Agency Affected: Department of Defense
Status: Closed - Implemented
Comments: In response to GAO's recommendation, the Department stated that it recognizes the need to emphasize the use of performance-based logistics for subsystems and components in its policy memorandum and guidebooks. Shortly after GAO's report was provided to the agency for comment, the Department issued a policy memorandum that states that performance based logistics strategies may be applied at the system, subsystem, or major assembly level depending upon program unique circumstances. DOD also has also finalized its Defense Acquisition Guidebook and updated its guidance for implementing performance based logistics found in the Performance Based Logistics: A Program Manager's Product Support Guide. GAO believes this policy and new guidance adequately changes the Department's previous policy, which was to implement performance-based logistics at the weapons system platform level.

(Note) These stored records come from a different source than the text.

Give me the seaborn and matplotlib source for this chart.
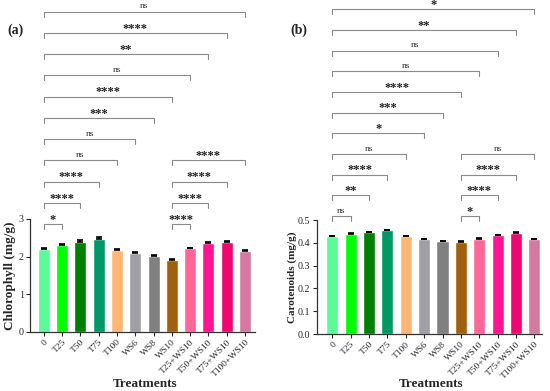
import matplotlib
matplotlib.use("Agg")
import matplotlib.pyplot as plt
import seaborn as sns
import numpy as np
import pandas as pd

treatments = ["0", "T25", "T50", "T75", "T100", "WS6", "WS8", "WS10",
              "T25+WS10", "T50+WS10", "T75+WS10", "T100+WS10"]
colors = ["#5CFB9A", "#00FF00", "#008000", "#009966", "#FFB574", "#A0A0A4",
          "#808080", "#A0600E", "#FF6699", "#FF1493", "#F0066E", "#D4799F"]

chlorophyll = [2.20, 2.31, 2.40, 2.48, 2.18, 2.10, 2.02, 1.90, 2.22, 2.36, 2.40, 2.15]
chlorophyll_err = [0.02, 0.02, 0.03, 0.03, 0.02, 0.02, 0.02, 0.04, 0.02, 0.03, 0.02, 0.02]
carotenoids = [0.430, 0.439, 0.446, 0.455, 0.428, 0.416, 0.408, 0.404, 0.418, 0.433, 0.445, 0.415]
carotenoids_err = [0.002, 0.002, 0.002, 0.002, 0.002, 0.002, 0.002, 0.002, 0.002, 0.002, 0.002, 0.002]

# comparisons: (start, end, label)
chl_sig = [("0", "T25", "*"), ("0", "T50", "****"), ("0", "T75", "****"),
           ("0", "T100", "ns"), ("0", "WS6", "ns"), ("0", "WS8", "***"),
           ("0", "WS10", "****"), ("0", "T25+WS10", "ns"), ("0", "T50+WS10", "**"),
           ("0", "T75+WS10", "****"), ("0", "T100+WS10", "ns"),
           ("WS10", "T25+WS10", "****"), ("WS10", "T50+WS10", "****"),
           ("WS10", "T75+WS10", "****"), ("WS10", "T100+WS10", "****")]
car_sig = [("0", "T25", "ns"), ("0", "T50", "**"), ("0", "T75", "****"),
           ("0", "T100", "ns"), ("0", "WS6", "*"), ("0", "WS8", "***"),
           ("0", "WS10", "****"), ("0", "T25+WS10", "ns"), ("0", "T50+WS10", "ns"),
           ("0", "T75+WS10", "**"), ("0", "T100+WS10", "*"),
           ("WS10", "T25+WS10", "*"), ("WS10", "T50+WS10", "****"),
           ("WS10", "T75+WS10", "****"), ("WS10", "T100+WS10", "ns")]

sns.set_style("ticks")
plt.rcParams["font.family"] = ["Liberation Serif", "DejaVu Serif"]

fig = plt.figure(figsize=(5.5, 3.91), dpi=100)


def draw(ax, vals, errs, sig, ylim, yticks, ylabel, base, step, tick, xlim,
         ylab_size, panel, panel_x, xlab_y, ylab_x):
    df = pd.DataFrame({"Treatment": treatments, "value": vals})
    sns.barplot(data=df, x="Treatment", y="value", hue="Treatment", palette=colors,
                legend=False, ax=ax, width=0.66, errorbar=None, saturation=1)
    x = np.arange(len(treatments))
    ax.errorbar(x, vals, yerr=[np.zeros(len(vals)), errs], fmt="none", ecolor="black",
                elinewidth=1.2, capsize=2.2, capthick=1.2)
    ax.set_ylim(*ylim)
    ax.set_xlim(*xlim)
    ax.set_yticks(yticks)
    if ylim[1] < 1:
        ax.set_yticklabels([f"{t:.1f}" for t in yticks])
    ax.tick_params(axis="both", labelsize=7.2, length=3, width=0.8, pad=1.5)
    ax.set_xticks(x)
    ax.set_xticklabels(treatments, rotation=45, ha="right", rotation_mode="anchor", fontsize=6.8)
    ax.set_xlabel("Treatments", fontsize=9.5, fontweight="bold")
    ax.xaxis.set_label_coords(0.51, xlab_y)
    ax.xaxis.label.set_va("center")
    ax.set_ylabel(ylabel, fontsize=ylab_size, fontweight="bold")
    ax.yaxis.set_label_coords(ylab_x, 0.5)
    ax.yaxis.label.set_va("center")
    for s in ["left", "bottom"]:
        ax.spines[s].set_linewidth(0.9)
        ax.spines[s].set_color("#333333")
    sns.despine(ax=ax)
    levels = {"0": 0, "WS10": 0}
    for a, b, lab in sig:
        i0, i1 = treatments.index(a), treatments.index(b)
        lvl = levels[a]
        levels[a] += 1
        yb = base + lvl * step
        ax.plot([i0, i0, i1, i1], [yb - tick, yb, yb, yb - tick], color="#8a8a8a",
                lw=0.8, clip_on=False)
        if lab == "ns":
            ax.text((i0 + i1) / 2, yb + step * 0.06, lab, ha="center", va="bottom",
                    fontsize=6.8, color="#333333", clip_on=False)
        else:
            ax.text((i0 + i1) / 2, yb - step * 0.08, lab, ha="center", va="bottom",
                    fontsize=9, fontweight="bold", color="#222222", clip_on=False)
    fig.text(panel_x, 1 - 30 / 391, panel, fontsize=10, fontweight="bold", va="center")


ax1 = fig.add_axes([30 / 550, 59.3 / 391, 225 / 550, 112.7 / 391])
draw(ax1, chlorophyll, chlorophyll_err, chl_sig, (0, 3), [0, 1, 2, 3],
     "Chlorophyll (mg/g)", 2.86, 0.566, 0.13, (-0.76, 11.55), 9.5, "(a)", 7 / 550,
     -0.46, -0.089)

ax2 = fig.add_axes([316.7 / 550, 57 / 391, 225 / 550, 114 / 391])
draw(ax2, carotenoids, carotenoids_err, car_sig, (0, 0.5), [0, 0.1, 0.2, 0.3, 0.4, 0.5],
     "Carotenoids (mg/g)", 0.5175, 0.0907, 0.022, (-0.85, 11.4), 8, "(b)", 290 / 550,
     -0.435, -0.11)

fig.savefig("out.png", dpi=100)
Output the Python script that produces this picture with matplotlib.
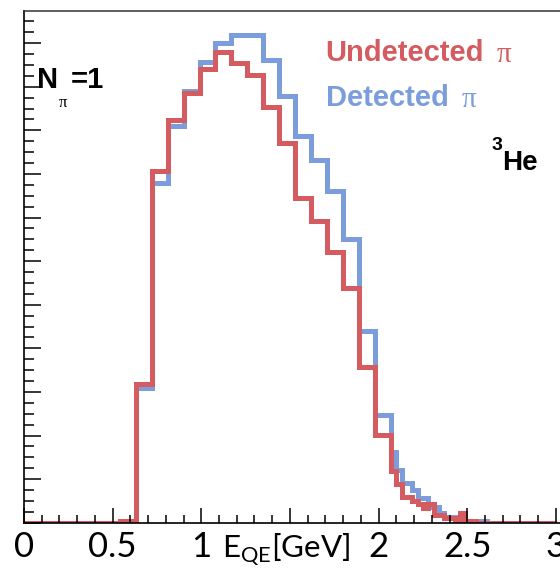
import numpy as np
import matplotlib.pyplot as plt

# E_QE spectrum for single-pion events on 3He, detected vs undetected pion
# coarse bins (0.09 GeV) up to 2.07 GeV, fine bins (0.03 GeV) above
coarse_edges = np.round(np.arange(0, 2.07 + 1e-9, 0.09), 2)
fine_edges = np.round(np.arange(2.10, 3.0 + 1e-9, 0.03), 2)
edges = np.concatenate([coarse_edges, fine_edges])

undetected_coarse = [0, 0, 0, 0, 0, 0, 0.04, 3.18, 8.07, 9.24, 9.85, 10.41,
                     10.80, 10.54, 10.27, 9.54, 8.72, 7.45, 6.93, 6.20, 5.38,
                     3.56, 2.01]
undetected_fine = [1.19, 0.89, 0.59, 0.59, 0.50, 0.43, 0.34, 0.43, 0.18, 0.18,
                   0.11, 0.10, 0.05, 0.22, 0.05, 0.04, 0, 0, 0, 0, 0, 0, 0, 0,
                   0, 0, 0, 0, 0, 0, 0]
detected_coarse = [0, 0, 0, 0, 0, 0, 0.01, 3.09, 7.78, 9.10, 9.91, 10.57,
                   11.00, 11.19, 11.19, 10.61, 9.79, 8.87, 8.32, 7.61, 6.50,
                   4.40, 2.47]
detected_fine = [1.63, 1.22, 0.90, 0.90, 0.75, 0.56, 0.56, 0.37, 0.37, 0.22,
                 0.12, 0.12, 0.08, 0.06, 0.02, 0.01, 0.03, 0.04, 0, 0, 0, 0,
                 0, 0, 0, 0, 0, 0, 0, 0, 0]

undetected = np.array(undetected_coarse + undetected_fine)
detected = np.array(detected_coarse + detected_fine)

xtick_pos = [0, 0.5, 1, 1.5, 2, 2.5, 3]
xtick_text = ['0', '0.5', '1', '', '2', '2.5', '3']

RED = '#d45c60'
BLUE = '#7b9ddb'

plt.rcParams['mathtext.fontset'] = 'custom'
plt.rcParams['mathtext.rm'] = 'Lato'

W, H = 560, 571
fig = plt.figure(figsize=(W / 100, H / 100), dpi=100)
x0, y0, y1 = 24, 522.7, 11
ax = fig.add_axes([x0 / W, 1 - y0 / H, (W - x0) / W, (y0 - y1) / H])

ax.stairs(detected, edges, color=BLUE, lw=3.6, baseline=None)
ax.stairs(undetected, edges, color=RED, lw=3.6, baseline=None)

ax.set_xlim(0, (W - x0) / 177.3)
ax.set_ylim(0, (y0 - y1) / 43.6)

ax.set_xticks(xtick_pos)
ax.set_xticklabels(xtick_text, fontsize=25, family='Lato')
ax.set_xticks(np.arange(0, 3.01, 0.1), minor=True)
ax.set_yticks(np.arange(0, 12, 1))
ax.set_yticks(np.arange(0, 11.75, 0.25), minor=True)
ax.set_yticklabels([])
ax.tick_params(axis='x', which='major', direction='in', length=11, width=1.1, pad=6)
ax.tick_params(axis='x', which='minor', direction='in', length=5.5, width=1.1)
ax.tick_params(axis='y', which='major', direction='in', length=12, width=1.1)
ax.tick_params(axis='y', which='minor', direction='in', length=7, width=1.1)

for side in ['left', 'bottom']:
    ax.spines[side].set_linewidth(1.2)
ax.spines['top'].set_color('#333333')
ax.spines['top'].set_linewidth(1.1)
ax.spines['right'].set_visible(False)


def px(x, y):
    return x / W, 1 - y / H


fig.text(*px(286, 557), r'E$_{\mathrm{QE}}$[GeV]', fontsize=22.5, family='Lato',
         ha='center', va='baseline')

# N_pi = 1 label
fig.text(*px(37, 88), 'N', fontsize=21, weight='bold', family='Liberation Sans', va='baseline')
fig.text(*px(59, 107), 'π', fontsize=12, family='Liberation Serif', va='baseline')
fig.text(*px(71, 88), '=1', fontsize=21, weight='bold', family='Liberation Sans', va='baseline')

# legend entries
fig.text(*px(325, 61), 'Undetected', fontsize=21, weight='bold', color=RED,
         family='Liberation Sans', va='baseline')
fig.text(*px(497, 62), 'π', fontsize=21, color=RED, family='Liberation Serif', va='baseline')
fig.text(*px(326, 106), 'Detected', fontsize=21, weight='bold', color=BLUE,
         family='Liberation Sans', va='baseline')
fig.text(*px(462, 107), 'π', fontsize=21, color=BLUE, family='Liberation Serif', va='baseline')

# target nucleus
fig.text(*px(492, 150), '3', fontsize=14, weight='bold', family='Liberation Sans', va='baseline')
fig.text(*px(502, 170), 'He', fontsize=20, weight='bold', family='Liberation Sans', va='baseline')

fig.savefig('out.png', dpi=100)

Recommendation: In order for the department to improve the implementation of performance-based logistics, the Secretary of Defense should direct that the Under Secretary of Defense (Acquisition, Technology and Logistics) and the Under Secretary of Defense(Comptroller) to consider requiring program offices, during weapon system acquisition, to develop acquisition strategies that provide for the future delivery of sufficient technical data to enable the program office to select an alternate source--public or private--or to offer the work out for competition if the performance-based arrangement fails or becomes prohibitively expensive.
Agency Affected: Department of Defense
Status: Closed - Implemented
Comments: In response to GAO's recommendation, DOD stated that it will take corrective action in its next revision of acquisition regulations DOD 5000.1 and 5000.2. DOD stated that its revised policy will require program managers to develop data management strategies that provide access to the minimum data necessary to sustain the fielded system, re-compete or reconstitute the sustainment workload, and promote the real time access to data at the point of need for the intended user. According to DOD, the strategies will include acquiring the appropriate technical data to support a sustainment exit strategy should performance-based sustainment fail or become too expensive. In May 2005, the Defense Acquisition Policy Working Group (DAPWG) announced its intention to update the DOD 5000 series of acquisition regulations. DOD officials said that they submitted technical data policy language to the DAPWG for its consideration. However, the DAPWG personnel responsible for updating the 5000 series were subsequently re-directed to support the efforts of the Quadrennial Defense Review (QDR). While the DAPWG plan to begin addressing changes to the 5000 series in May 2006, OSD officials said the group will not take up revision this summer. At this point, it does not appear that revisions to DOD acquisition policy will be seriously considered until after the first of fiscal year 2007. However, in October 2004 DOD released its Defense Acquisition Guidebookin and in November 2004, DOD updated its Performance Based Logistics Product Support Guide. Both of these guides now contain a discussion of the minimum level of data which program managers must have access to in order to implement alternative sustainment options.